Exercise description
Omit any picture, and return the remaining data exactly as written.
— start —
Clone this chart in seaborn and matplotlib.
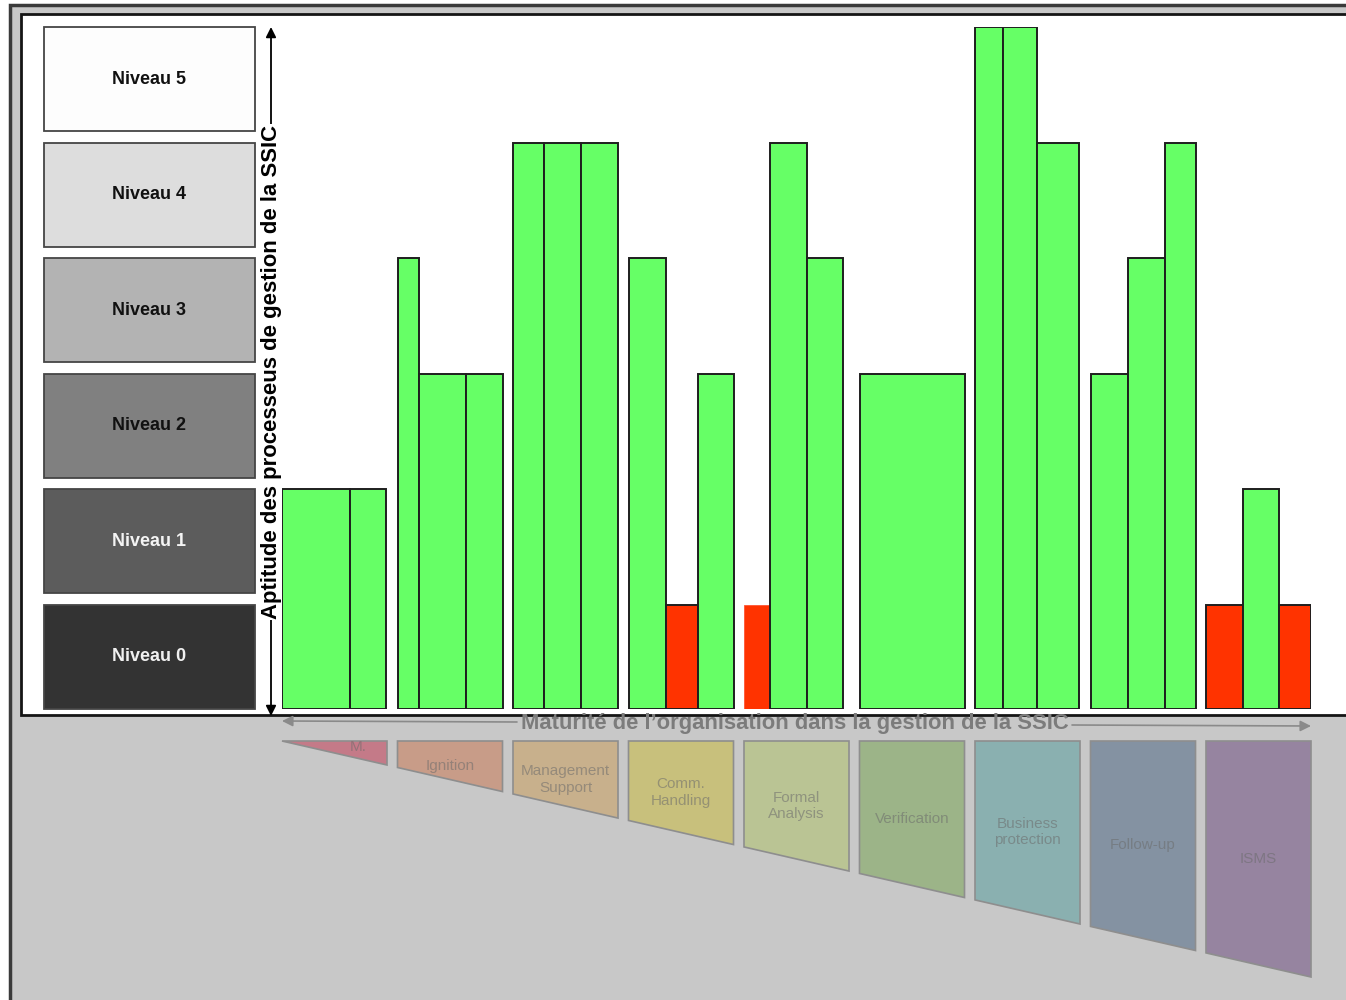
import numpy as np
import pandas as pd
import matplotlib
matplotlib.use("Agg")
import matplotlib.pyplot as plt
from matplotlib.patches import Rectangle, Polygon
from matplotlib.colors import to_rgb
import seaborn as sns

# ---------------------------------------------------------------- data
phases = ["M.", "Ignition", "Management\nSupport", "Comm.\nHandling",
          "Formal\nAnalysis", "Verification", "Business\nprotection",
          "Follow-up", "ISMS"]
niveaux = ["Niveau 0", "Niveau 1", "Niveau 2", "Niveau 3", "Niveau 4", "Niveau 5"]

# capability level reached by each process of each maturity phase
process_levels = [
    [1, 1],
    [3, 2, 2],
    [4, 4, 4],
    [3, 0, 2],
    [0, 4, 3],
    [2],
    [5, 5, 4],
    [2, 3, 4],
    [0, 1, 0],
]

y_title = "Aptitude des processeus de gestion de la SSIC"
x_title = "Maturité de l’organisation dans la gestion de la SSIC"

# ---------------------------------------------------------------- layout / style
W, H = 1346, 1000
X0, X1 = 282, 1311          # bar area in pixels
Y_BASE, Y_TOP = 709, 27
PITCH = 115.5               # pixels per phase slot
SLOT_W = 105                # pixel width of a phase column
BOX_H = 0.9                 # height of a level box (gap of 0.1 above)
bar_px = [[68, 36], [21, 47, 37], [31, 37, 37], [37, 32, 36], [26, 37, 36],
          [105], [28, 34, 42], [37, 37, 31], [37, 36, 32]]
unframed = {(4, 0)}
# vertical placement of each phase name inside its ribbon cell (pixels)
LABEL_Y0, LABEL_STEP = 753, 13.2

GREEN = "#66ff66"
RED = "#ff3300"
EDGE = "#1e1e1e"
box_fill = ["#333333", "#5c5c5c", "#808080", "#b3b3b3", "#dddddd", "#fdfdfd"]
box_text = ["#f0f0f0", "#f4f4f4", "#111111", "#111111", "#111111", "#111111"]
phase_fill = ["#c47a88", "#c89c88", "#c8b08c", "#c8c07c", "#bac494",
              "#9cb488", "#8ab0b0", "#8492a2", "#9684a0"]

sns.set_theme(style="white")
plt.rcParams["font.family"] = ["Liberation Sans", "DejaVu Sans"]

fig = plt.figure(figsize=(W / 100, H / 100), dpi=100)

# background canvas in pixel coordinates
bg = fig.add_axes([0, 0, 1, 1])
bg.set_xlim(0, W)
bg.set_ylim(H, 0)
bg.axis("off")

bg.add_patch(Rectangle((10, 5), W + 20, H + 20, facecolor="#c8c8c8",
                       edgecolor="#3a3a3a", lw=2.5, zorder=0))
bg.add_patch(Rectangle((21, 14), W + 20, 715 - 14, facecolor="white",
                       edgecolor="#151515", lw=2, zorder=1))

# maturity phase ribbon below the chart
TRAP_TOP, TRAP_BOT_L, TRAP_BOT_R = 741, 741, 977


def ribbon_bottom(x):
    return TRAP_BOT_L + (x - X0) * (TRAP_BOT_R - TRAP_BOT_L) / (X1 - X0)


def faded(color, grey=0.42, share=0.45):
    c = np.array(to_rgb(color))
    return tuple(share * c + (1 - share) * grey)


for i, name in enumerate(phases):
    xa = X0 + PITCH * i
    xb = xa + SLOT_W
    pts = [(xa, TRAP_TOP), (xb, TRAP_TOP), (xb, ribbon_bottom(xb)), (xa, ribbon_bottom(xa))]
    if i == 0:
        pts = pts[:3]
    bg.add_patch(Polygon(pts, closed=True, facecolor=phase_fill[i],
                         edgecolor="#8e8e8e", lw=1.2, zorder=2))
    cx = (xa + xb) / 2 if i > 0 else xa + 0.73 * SLOT_W
    cy = LABEL_Y0 + LABEL_STEP * i if i > 0 else TRAP_TOP + 6
    bg.text(cx, cy, name, ha="center", va="center", fontsize=11,
            color=faded(phase_fill[i]), linespacing=1.22, zorder=3)

# horizontal axis arrow and title
arrow_grey = "#8a8a8a"
bg.annotate("", xy=(X0, 721), xytext=(517, 722),
            arrowprops=dict(arrowstyle="-|>", color=arrow_grey, lw=1.2,
                            mutation_scale=16, shrinkA=0, shrinkB=0), zorder=4)
bg.annotate("", xy=(X1, 726), xytext=(1072, 725),
            arrowprops=dict(arrowstyle="-|>", color=arrow_grey, lw=1.2,
                            mutation_scale=16, shrinkA=0, shrinkB=0), zorder=4)
bg.text(795, 729.5, x_title, ha="center", va="baseline", fontsize=15.8,
        fontweight="bold", color="#7c7c7c", zorder=5)

# vertical axis arrow and title
bg.annotate("", xy=(271, Y_TOP), xytext=(271, 716),
            arrowprops=dict(arrowstyle="<|-|>", color="black", lw=1.3,
                            mutation_scale=15, shrinkA=0, shrinkB=0), zorder=4)
bg.text(272, 372, y_title, rotation=90, ha="center", va="center",
        fontsize=15.9, fontweight="bold", color="black", zorder=5,
        bbox=dict(boxstyle="square,pad=0.05", facecolor="white", edgecolor="none"))

# ---------------------------------------------------------------- bars
ax = fig.add_axes([X0 / W, 1 - Y_BASE / H, (X1 - X0) / W, (Y_BASE - Y_TOP) / H])
ax.patch.set_alpha(0)

for i, (levels, widths) in enumerate(zip(process_levels, bar_px)):
    w = np.asarray(widths, dtype=float) / PITCH
    edges = i + np.concatenate([[0.0], np.cumsum(w)])
    group = pd.DataFrame({
        "centre": (edges[:-1] + edges[1:]) / 2,
        "hauteur": np.asarray(levels, dtype=float) + BOX_H,
    })
    n0 = len(ax.patches)
    sns.histplot(data=group, x="centre", weights="hauteur", bins=edges.tolist(),
                 stat="count", color=GREEN, alpha=1, edgecolor=EDGE,
                 linewidth=1.4, ax=ax)
    for j, (p, lv) in enumerate(zip(ax.patches[n0:], levels)):
        if lv == 0:
            p.set_facecolor(RED)
            if (i, j) in unframed:
                p.set_edgecolor("#ff5533")
                p.set_linewidth(0.6)

x_max = (X1 - X0) / PITCH
y_max = len(niveaux) - 1 + BOX_H
ax.set_xlim(0, x_max)
ax.set_ylim(0, y_max)
ax.axis("off")

# level scale boxes on the left, sharing the bars' vertical scale
bx0 = (44 - X0) / PITCH
bx1 = (255 - X0) / PITCH
for k, name in enumerate(niveaux):
    ax.add_patch(Rectangle((bx0, k), bx1 - bx0, BOX_H, facecolor=box_fill[k],
                           edgecolor="#454545", lw=1.3, clip_on=False, zorder=3))
    ax.text((bx0 + bx1) / 2, k + BOX_H / 2, name, ha="center", va="center",
            fontsize=13, fontweight="bold", color=box_text[k],
            clip_on=False, zorder=4)

fig.savefig("out.png", dpi=100)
— end —
Expected answer
Clone this chart in seaborn and matplotlib.
import numpy as np
import pandas as pd
import matplotlib
matplotlib.use("Agg")
import matplotlib.pyplot as plt
from matplotlib.patches import Rectangle, Polygon
from matplotlib.colors import to_rgb
import seaborn as sns

# ---------------------------------------------------------------- data
phases = ["M.", "Ignition", "Management\nSupport", "Comm.\nHandling",
          "Formal\nAnalysis", "Verification", "Business\nprotection",
          "Follow-up", "ISMS"]
niveaux = ["Niveau 0", "Niveau 1", "Niveau 2", "Niveau 3", "Niveau 4", "Niveau 5"]

# capability level reached by each process of each maturity phase
process_levels = [
    [1, 1],
    [3, 2, 2],
    [4, 4, 4],
    [3, 0, 2],
    [0, 4, 3],
    [2],
    [5, 5, 4],
    [2, 3, 4],
    [0, 1, 0],
]

y_title = "Aptitude des processeus de gestion de la SSIC"
x_title = "Maturité de l’organisation dans la gestion de la SSIC"

# ---------------------------------------------------------------- layout / style
W, H = 1346, 1000
X0, X1 = 282, 1311          # bar area in pixels
Y_BASE, Y_TOP = 709, 27
PITCH = 115.5               # pixels per phase slot
SLOT_W = 105                # pixel width of a phase column
BOX_H = 0.9                 # height of a level box (gap of 0.1 above)
bar_px = [[68, 36], [21, 47, 37], [31, 37, 37], [37, 32, 36], [26, 37, 36],
          [105], [28, 34, 42], [37, 37, 31], [37, 36, 32]]
unframed = {(4, 0)}
# vertical placement of each phase name inside its ribbon cell (pixels)
LABEL_Y0, LABEL_STEP = 753, 13.2

GREEN = "#66ff66"
RED = "#ff3300"
EDGE = "#1e1e1e"
box_fill = ["#333333", "#5c5c5c", "#808080", "#b3b3b3", "#dddddd", "#fdfdfd"]
box_text = ["#f0f0f0", "#f4f4f4", "#111111", "#111111", "#111111", "#111111"]
phase_fill = ["#c47a88", "#c89c88", "#c8b08c", "#c8c07c", "#bac494",
              "#9cb488", "#8ab0b0", "#8492a2", "#9684a0"]

sns.set_theme(style="white")
plt.rcParams["font.family"] = ["Liberation Sans", "DejaVu Sans"]

fig = plt.figure(figsize=(W / 100, H / 100), dpi=100)

# background canvas in pixel coordinates
bg = fig.add_axes([0, 0, 1, 1])
bg.set_xlim(0, W)
bg.set_ylim(H, 0)
bg.axis("off")

bg.add_patch(Rectangle((10, 5), W + 20, H + 20, facecolor="#c8c8c8",
                       edgecolor="#3a3a3a", lw=2.5, zorder=0))
bg.add_patch(Rectangle((21, 14), W + 20, 715 - 14, facecolor="white",
                       edgecolor="#151515", lw=2, zorder=1))

# maturity phase ribbon below the chart
TRAP_TOP, TRAP_BOT_L, TRAP_BOT_R = 741, 741, 977


def ribbon_bottom(x):
    return TRAP_BOT_L + (x - X0) * (TRAP_BOT_R - TRAP_BOT_L) / (X1 - X0)


def faded(color, grey=0.42, share=0.45):
    c = np.array(to_rgb(color))
    return tuple(share * c + (1 - share) * grey)


for i, name in enumerate(phases):
    xa = X0 + PITCH * i
    xb = xa + SLOT_W
    pts = [(xa, TRAP_TOP), (xb, TRAP_TOP), (xb, ribbon_bottom(xb)), (xa, ribbon_bottom(xa))]
    if i == 0:
        pts = pts[:3]
    bg.add_patch(Polygon(pts, closed=True, facecolor=phase_fill[i],
                         edgecolor="#8e8e8e", lw=1.2, zorder=2))
    cx = (xa + xb) / 2 if i > 0 else xa + 0.73 * SLOT_W
    cy = LABEL_Y0 + LABEL_STEP * i if i > 0 else TRAP_TOP + 6
    bg.text(cx, cy, name, ha="center", va="center", fontsize=11,
            color=faded(phase_fill[i]), linespacing=1.22, zorder=3)

# horizontal axis arrow and title
arrow_grey = "#8a8a8a"
bg.annotate("", xy=(X0, 721), xytext=(517, 722),
            arrowprops=dict(arrowstyle="-|>", color=arrow_grey, lw=1.2,
                            mutation_scale=16, shrinkA=0, shrinkB=0), zorder=4)
bg.annotate("", xy=(X1, 726), xytext=(1072, 725),
            arrowprops=dict(arrowstyle="-|>", color=arrow_grey, lw=1.2,
                            mutation_scale=16, shrinkA=0, shrinkB=0), zorder=4)
bg.text(795, 729.5, x_title, ha="center", va="baseline", fontsize=15.8,
        fontweight="bold", color="#7c7c7c", zorder=5)

# vertical axis arrow and title
bg.annotate("", xy=(271, Y_TOP), xytext=(271, 716),
            arrowprops=dict(arrowstyle="<|-|>", color="black", lw=1.3,
                            mutation_scale=15, shrinkA=0, shrinkB=0), zorder=4)
bg.text(272, 372, y_title, rotation=90, ha="center", va="center",
        fontsize=15.9, fontweight="bold", color="black", zorder=5,
        bbox=dict(boxstyle="square,pad=0.05", facecolor="white", edgecolor="none"))

# ---------------------------------------------------------------- bars
ax = fig.add_axes([X0 / W, 1 - Y_BASE / H, (X1 - X0) / W, (Y_BASE - Y_TOP) / H])
ax.patch.set_alpha(0)

for i, (levels, widths) in enumerate(zip(process_levels, bar_px)):
    w = np.asarray(widths, dtype=float) / PITCH
    edges = i + np.concatenate([[0.0], np.cumsum(w)])
    group = pd.DataFrame({
        "centre": (edges[:-1] + edges[1:]) / 2,
        "hauteur": np.asarray(levels, dtype=float) + BOX_H,
    })
    n0 = len(ax.patches)
    sns.histplot(data=group, x="centre", weights="hauteur", bins=edges.tolist(),
                 stat="count", color=GREEN, alpha=1, edgecolor=EDGE,
                 linewidth=1.4, ax=ax)
    for j, (p, lv) in enumerate(zip(ax.patches[n0:], levels)):
        if lv == 0:
            p.set_facecolor(RED)
            if (i, j) in unframed:
                p.set_edgecolor("#ff5533")
                p.set_linewidth(0.6)

x_max = (X1 - X0) / PITCH
y_max = len(niveaux) - 1 + BOX_H
ax.set_xlim(0, x_max)
ax.set_ylim(0, y_max)
ax.axis("off")

# level scale boxes on the left, sharing the bars' vertical scale
bx0 = (44 - X0) / PITCH
bx1 = (255 - X0) / PITCH
for k, name in enumerate(niveaux):
    ax.add_patch(Rectangle((bx0, k), bx1 - bx0, BOX_H, facecolor=box_fill[k],
                           edgecolor="#454545", lw=1.3, clip_on=False, zorder=3))
    ax.text((bx0 + bx1) / 2, k + BOX_H / 2, name, ha="center", va="center",
            fontsize=13, fontweight="bold", color=box_text[k],
            clip_on=False, zorder=4)

fig.savefig("out.png", dpi=100)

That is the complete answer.